The majority opinion seems to hold that if there are some independent equities alleged in the bill, then equity has jurisdiction.

The bill in this case alleges, as heretofore pointed out that the estate is insolvent; that there is other property, and specific property is mentioned which is owned by the estate that the administratrix has not had appraised or listed among the assets belonging to the estate; that the time permitted by statute for administratrix to have settled her estate has elapsed, and that she had failed or refused to settle. The demurrer admits these allegations. If these admissions do not constitute independent equities even under the doctrine announced in the majority opinion, I am at loss to understand the meaning of the term used.
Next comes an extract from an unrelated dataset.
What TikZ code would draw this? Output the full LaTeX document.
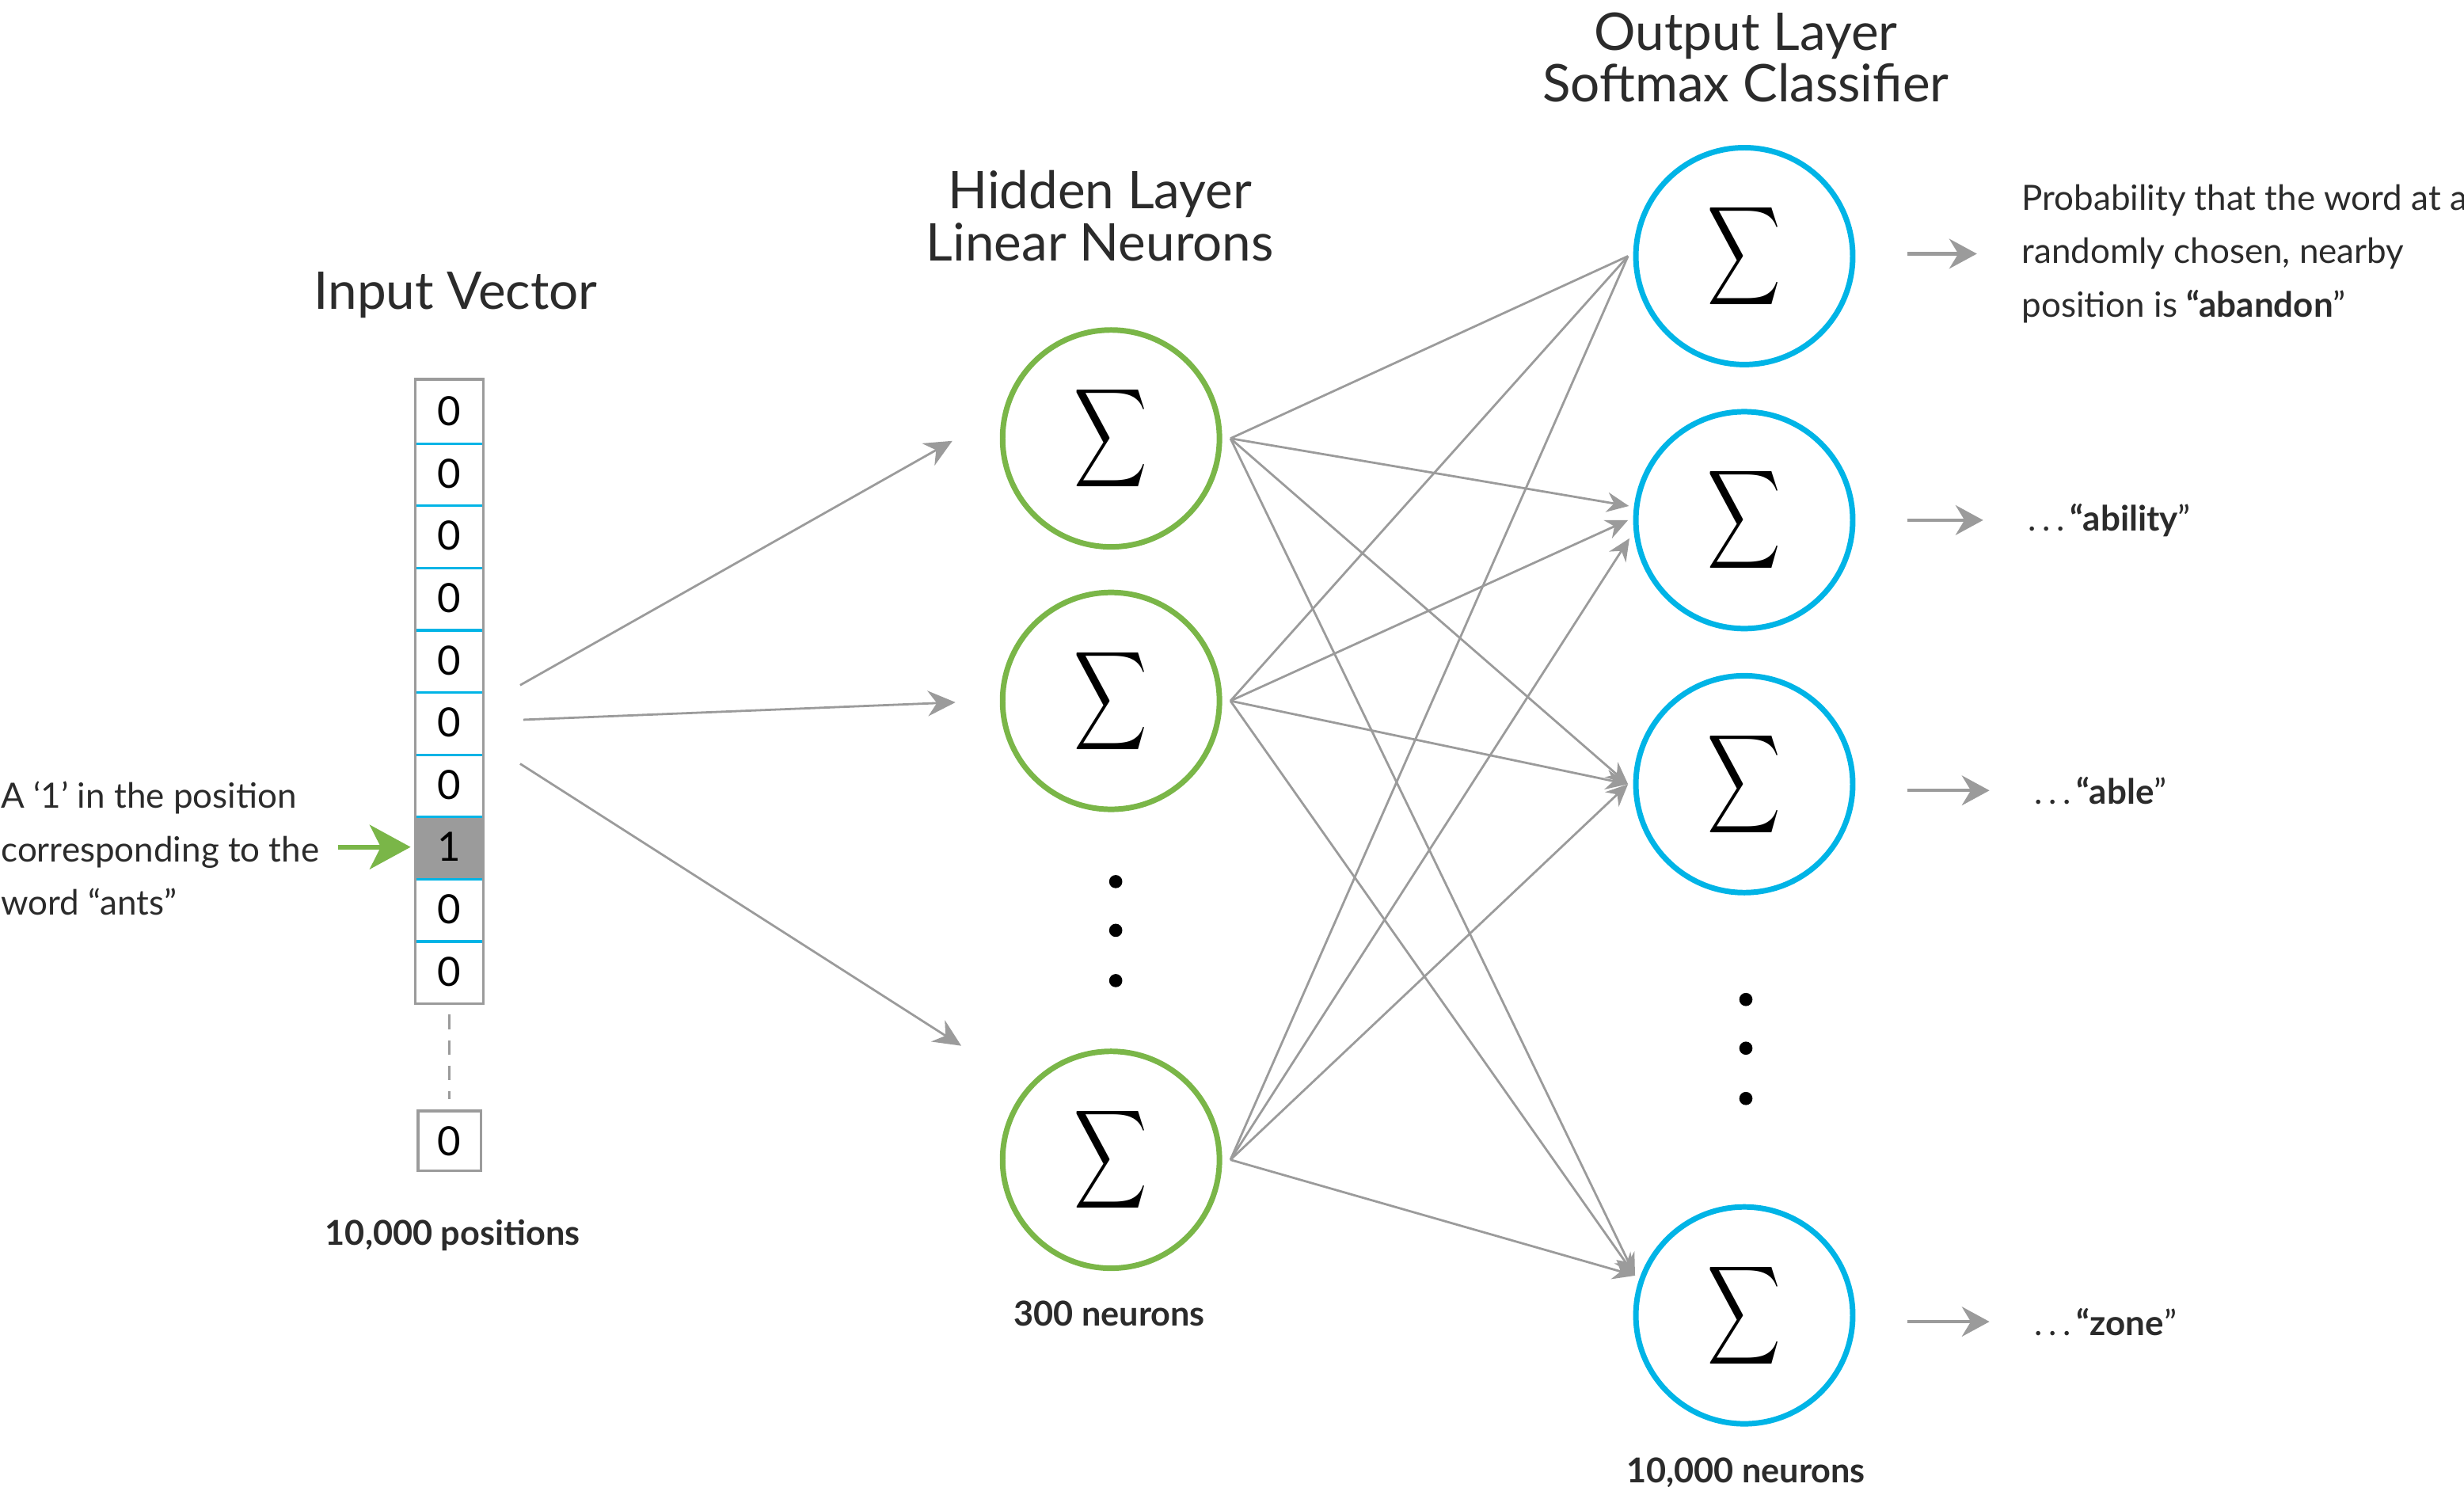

In the last paragraph of the majority opinion, it is stated that, “* * * it plainly appears from the averments of the bill * * * that the probate court first acquired jurisdiction of the administration of the estate * * * and has been administering the same pursuant to the provisions of chapter 221 of the Code.” The bill, as I read it, alleges that an administratrix was appointed; that she gave bond; had the estate appraised, and filed a bill of sale. All of this was done in the clerk’s office. The commissioner of accounts before whom the statute requires fiduciary to settle the accounts has never done anything so far as it appears on this record. If the foregoing statement in the majority opinion remains, and thus becomes law, then the mere appointment of a personal representative by the clerk, without more, will deprive equity of jurisdiction of one class of active trust estates, except under extraordinary circumstances. These extraordinary circumstances or independent equities are not defined with any degree of accuracy. The result will be to create confusion and uncertainty, where heretofore there has been clarity and certainty.

It was suggested in argument, without any foundation for it in the record, that this was a frivolous or spite suit. This may be true, but that cannot be established by demurrer, which admits the allegations of the bill to be true.

For the reasons stated, I think the decree sustaining the demurrer should be overruled, and the case reversed.

Eggleston, J., concurs iñ this dissent.